Es indiscutido que el son nació en un entorno de bares y prostíbulos, y que fue ignorado y rechazado durante años por las clases medias cubanas, hasta que alrededor de 1927 un sentimiento proafrocubano inundó el país y convirtió a su música popular en un símbolo de la nacionalidad. Parecería como si Lezama hubiese mantenido una actitud prejuiciada sobre esa música y, como resultado de su concepto social, sobre la raza. Por contra, Ortiz nunca se sustrajo a esa polémica y su trayectoria intelectual giró hacia un esfuerzo por reubicar en la entidad colectiva la cultura negra, para así aceptarla como plenamente cubana. Al tiempo del ensayo, ya habían transcurrido casi treinta años de la fusión planteada por Nicolás Guillén entre música y son (Motivos del son, Sóngoro cosongo y West Indies Ltd.), iniciativa literaria que incorpora definitivamente la música afrocubana a la literatura. Y Carpentier había escrito que el son había creado con sus letras un estilo de poesía popular con genuinos caracteres líricos.

El cambio de actitud respecto al son urbano que dio lugar a encajar la cultura africana dentro de la sociedad cubana fue general. Si las naciones, al conformarse como tales, hubiesen de llevar a cabo una suerte de inventario de sus esencias, Cuba debería presentar entre las mismas, con el azúcar, el tabaco y sus tesoros naturales y arquitectónicos, sus valores musicales. A la fecha de su independencia se está en condiciones de afirmar que no había en aquellos tiempos país americano alguno con un folclore y unas estructuras de música popular tan ricas como las cubanas. La vida musical fue variada y autóctona desde el siglo xviii, del que data el punto guajiro. El siglo xix gesta el danzón, la habanera y ve nacer el son y el bolero. La guaracha también se cultivaba en bailes y festejos populares, y fue llevada más tarde al teatro en forma de sainetes y comedias. Y los solares atesoraban el complejo mundo de la rumba y el cancionero litúrgico cubano.

La música se decantó en Cuba como un ejemplo palmario de transculturación.
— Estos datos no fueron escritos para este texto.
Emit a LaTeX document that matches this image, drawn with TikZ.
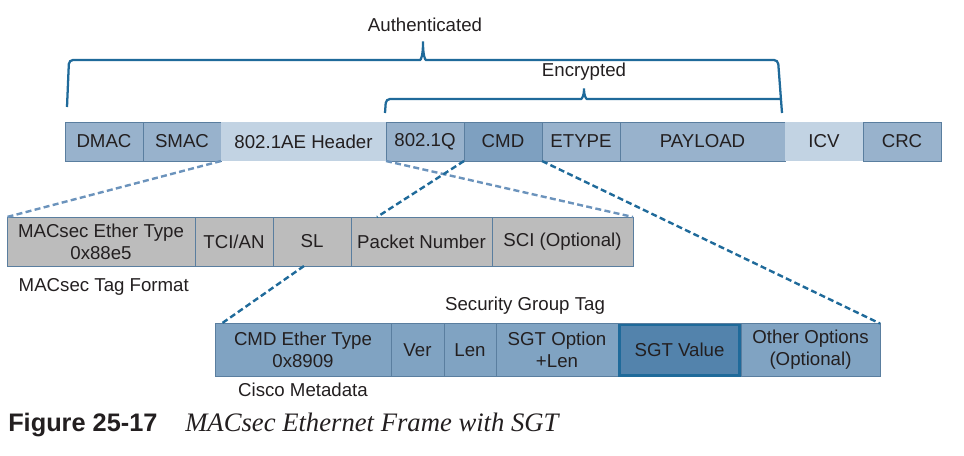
\documentclass[tikz,border=0pt]{standalone}
\usepackage{fontspec}
\setmainfont{Liberation Sans}
\newfontfamily\capserif{Liberation Serif}
\usetikzlibrary{positioning,calc}
\definecolor{frameblue}{HTML}{98B2CC}
\definecolor{framelight}{HTML}{C2D3E3}
\definecolor{cmdblue}{HTML}{7EA0C0}
\definecolor{edgeblue}{HTML}{5A7E9F}
\definecolor{bracecol}{HTML}{1F6A9A}
\definecolor{dashlight}{HTML}{6B93BC}
\definecolor{taggray}{HTML}{BCBCBC}
\definecolor{metablue}{HTML}{80A3C2}
\definecolor{sgtblue}{HTML}{5383AC}
\definecolor{inkgray}{HTML}{231F20}
\tikzstyle{field} = [draw=edgeblue, fill=frameblue, rectangle, text centered, align=center, inner sep=0pt, outer sep=0pt, minimum height=29.25pt, minimum width=58.5pt]
\tikzstyle{lightfield} = [field, draw=none, fill=framelight]
\tikzstyle{tagfield} = [field, fill=taggray, minimum height=36.75pt]
\tikzstyle{metafield} = [field, fill=metablue, minimum height=39.75pt]
\tikzstyle{brace} = [draw=bracecol, line width=1.7pt, rounded corners=3pt]
\tikzstyle{zoomline} = [draw=dashlight, line width=1.8pt, dash pattern=on 4.5pt off 2.5pt]
\tikzstyle{zoomdark} = [zoomline, draw=bracecol]

\begin{document}
\begin{tikzpicture}[x=0.75pt, y=-0.75pt, node distance=0pt, text=inkgray, font=\fontsize{14}{16.5}\selectfont]
        \useasboundingbox (0,0) rectangle (964,455);
        % frame
        \node[field, anchor=west] (dmac) at (65,141.5) {DMAC};
        \node[field, right=of dmac] (smac) {SMAC};
        \node[lightfield, right=of smac, minimum width=123.75pt] (hdr) {802.1AE Header};
        \node[field, right=of hdr] (dotq) {802.1Q};
        \node[field, fill=cmdblue, right=of dotq] (cmd) {CMD};
        \node[field, right=of cmd] (etype) {ETYPE};
        \node[field, right=of etype, minimum width=123.75pt] (payload) {PAYLOAD};
        \node[lightfield, right=of payload] (icv) {ICV};
        \node[field, right=of icv] (crc) {CRC};
        % macsec tag
        \node[tagfield, anchor=west, minimum width=141pt] (ethtype) at (7,241.5) {MACsec Ether Type\\0x88e5};
        \node[tagfield, right=of ethtype] (tci) {TCI/AN};
        \node[tagfield, right=of tci] (sl) {SL};
        \node[tagfield, right=of sl, minimum width=105.75pt] (pn) {Packet Number};
        \node[tagfield, right=of pn, minimum width=105.75pt] (sci) {SCI (Optional)};
        % cisco metadata
        \node[metafield, anchor=west, minimum width=132pt] (cmdet) at (215,350) {CMD Ether Type\\0x8909};
        \node[metafield, right=of cmdet, minimum width=39.75pt] (ver) {Ver};
        \node[metafield, right=of ver, minimum width=39pt] (len) {Len};
        \node[metafield, right=of len, minimum width=91.5pt] (sgtopt) {SGT Option\\+Len};
        \node[metafield, right=of sgtopt, minimum width=92.25pt, fill=sgtblue] (sgtval) {SGT Value};
        \node[metafield, right=of sgtval, minimum width=104.25pt] (other) {Other Options\\(Optional)};
        \draw[bracecol, line width=2pt] ([shift={(1pt,-1pt)}]sgtval.north west) rectangle ([shift={(-1pt,1pt)}]sgtval.south east);
        % labels
        \node (authlbl) at (425,25) {Authenticated};
        \node (enclbl) at (584,72) {Encrypted};
        \node[anchor=west] (taglbl) at (14,287) {MACsec Tag Format};
        \node (sgtlbl) at (525,306) {Security Group Tag};
        \node (metalbl) at (303,390) {Cisco Metadata};
        \node[anchor=base west, inner sep=0pt, font=\fontsize{19}{22}\selectfont\bfseries] (fignum) at (8,431) {Figure 25-17};
        \node[anchor=base west, inner sep=0pt, font=\fontsize{20}{22}\selectfont\capserif\itshape] (figtitle) at (185,431) {MACsec Ethernet Frame with SGT};
        % braces
        \draw[brace] (67,107) -- (69,60) -- (416,60) .. controls (421,60) and (423,55) .. (423,39) .. controls (423,55) and (425,60) .. (430,60) -- (778,60) -- (782,113);
        \draw[brace] (385,113) -- (386,99) -- (577,99) .. controls (582,99) and (584,95) .. (584,86) .. controls (584,95) and (586,99) .. (591,99) -- (780,99);
        % zoom lines
        \draw[zoomline] (hdr.south west) -- (ethtype.north west);
        \draw[zoomline] (hdr.south east) -- (sci.north east);
        \draw[zoomdark] (cmd.south west) -- ([xshift=19.5pt]pn.north west);
        \draw[zoomdark] (cmd.south east) -- (other.north east);
        \draw[zoomdark] ([xshift=-6pt]sl.south) -- ([xshift=5pt]cmdet.north west);
\end{tikzpicture}
\end{document}
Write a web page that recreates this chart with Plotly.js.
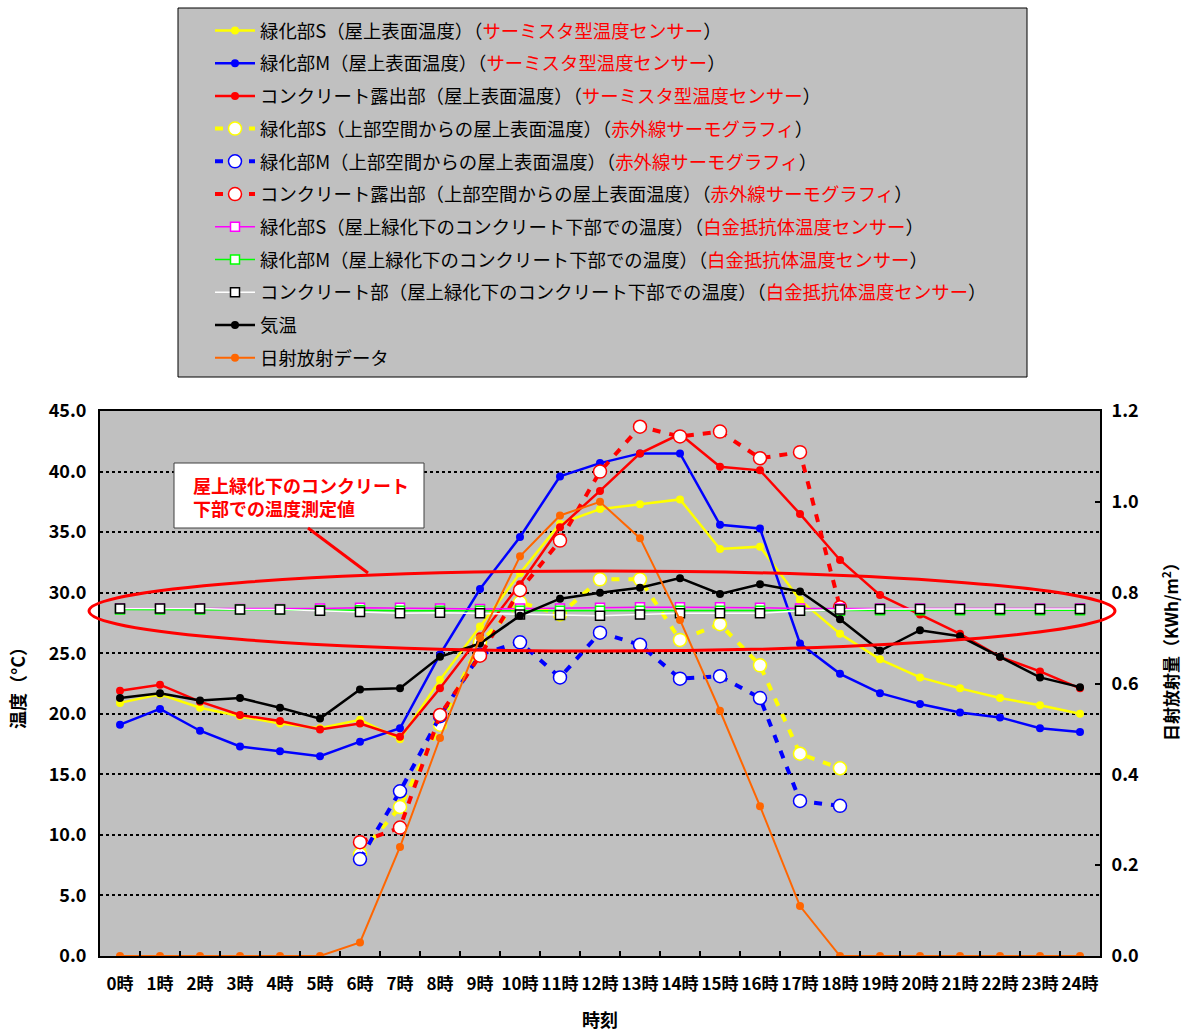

Se convirtió en un estandarte de la nacionalidad al suponer un abrazo de culturas que da lugar a una criatura que tiene de sus progenitores pero es distinta de cada uno de ellos; en suma, transformación de elementos que se reciben prestados y se incorporan a una realidad cultural enteramente nueva e independiente: cosmopolitismo, fusión, mixtura, mestizaje de elementos disímiles, música del pueblo que contribuye, sin duda, a crear una conciencia nacional. Esa eclosión musical, su incidencia en la incipiente industria discográfica y su influencia en Estados Unidos y toda la comunidad hispanoamericana –en especial México y el área Caribe– es soslayada por Lezama, que optó, como hemos señalado, por reparar en el corrido, la trova gaucha y Porgy and Bess.